Monday, April 26, 2010

Who Invented Cubism?

Pablo Picasso receives credit for originating the cubist style of painting with his 1907 masterpiece Les Demoiselles d'Avignon. But a passage in Lewis Carroll's Through the Looking-Glass--published in 1871!--makes us think that maybe it wasn't actually Picasso who conceived of cubism. In this excerpt from Through the Looking-Glass, Carroll's egg-like character, Humpty Dumpty, tells the young girl Alice how hard it will be to recognize her if they meet again, because human beings look so much alike:

"I shouldn't know you again if we did meet," Humpty Dumpty replied in a discontented tone, giving her one of his fingers to shake; "you're so exactly like other people."
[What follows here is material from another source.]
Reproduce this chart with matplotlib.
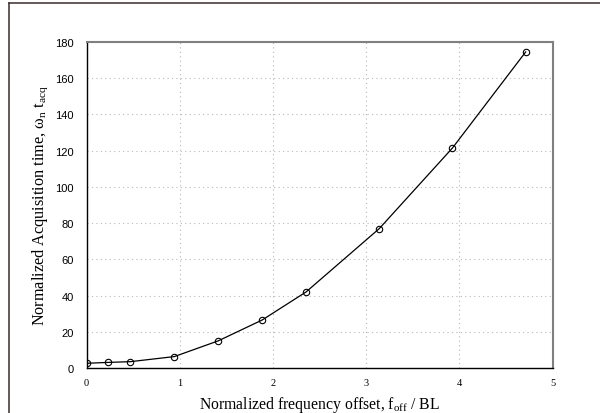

"The face is what one goes by, generally," Alice remarked in a thoughtful tone.

"That's just what I complain of," said Humpty Dumpty. "Your face is the same as everybody has--the two eyes, so--" (marking their places in the air with his thumb) "nose in the middle, mouth under. It's always the same. Now if you had the two eyes on the same side of the nose, for instance--or the mouth at the top--that would be some help."

"It wouldn't look nice," Alice objected. But Humpty Dumpty only shut his eyes and said "Wait till you've tried."

It is said that the early cubists--Picasso, George Braque, Jean Metzinger, Juan Gris--were influenced by mathematical theories. Cubists painted fragmented forms, sometimes literally as cubes, sometimes showing different aspects of the same figures over and over, and sometimes distorting features. Carroll--as Charles Lutwidge Dodgson, his real name--was a brilliant mathematician who taught this subject for many years at Oxford. So perhaps he invented cubism?